I completely agree. I've used strftime and the like for years, and I still can't remember %m vs %M without thinking twice about it, at which point I usually just look at the docs to make sure I'm not making a mistake.

By contrast, as soon as I learned the "trick"[0] behind the canonical date in Go, I had it committed to memory, and I haven't needed to look it up once since.

YMMV, but personally, I'd much rather write "Jan" when I want a three-character month and "January" when I want a full month than try to remember that the former is %a and the latter is %A (...or is it the other way around? Time to check... again!)

[0] http://golang.org/pkg/time/#pkg-constants


> By contrast, as soon as I learned the "trick" http://golang.org/pkg/time/#pkg-constants

Since MST is GMT-0700, the reference time can be thought of as 01/02 03:04:05PM '06 -0700

Such sadness. Using a reversed month/year date as a "reference" when we have ISO 8601. Much american-centrism.
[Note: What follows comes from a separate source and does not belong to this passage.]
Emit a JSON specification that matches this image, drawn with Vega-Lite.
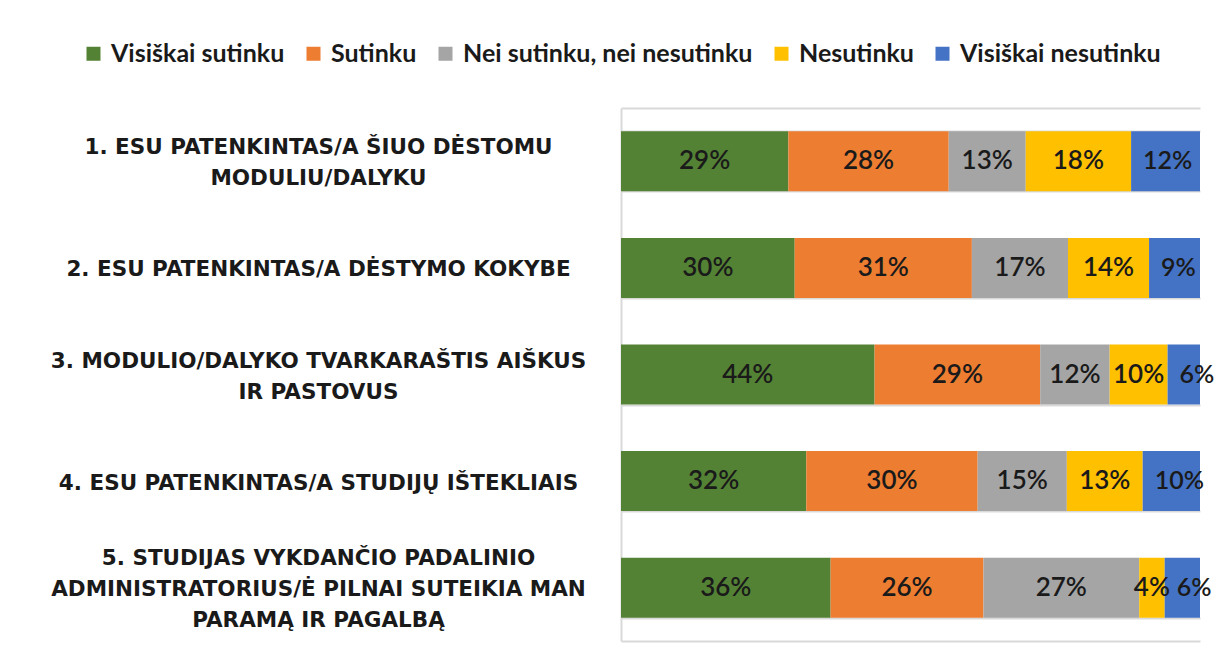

Otherwise I like the trick, but I'm not sure it scales to locale-specific time formats (whereas strftime does a bit with %aAbBxX).


I tend to prefer ISO-style dates/times myself... and unless the date+time is tied to a location+event (and not always then), store/transmit as UTC. This leads to far fewer headaches in the long run.


The line right above that one is the first cited reference format:

    Mon Jan 2 15:04:05 MST 2006


I know, I'm talking about the mnemonic used to remember this date.


> I still can't remember %m vs %M without thinking twice about it

The time component is "%H:%M:%S" — it's all capitals, and I always think "her majesty's ship" when I type it for some odd reason. At any rate, that's how I remember it.

Once I work out that time component, then the date falls into place: "%m-%d-%Y".

But yes, strftime's formatting strings aren't memorable.

(I'm also a server-side engineer, so I active try to avoid formatting dates into anything other than ISO-8601…)


Nah, parsing a date is a thing that you do usually (depends on your job) like 1 every 2/3 months at best.

Every time I have to pick up the docs because Is day the 1st or month the 1st? Ms and Ns which number? Timezone?

I think that the decision of golang to use this way is really unfortunate and yet more lazy than people that don't want to learn yet another (useless) thing.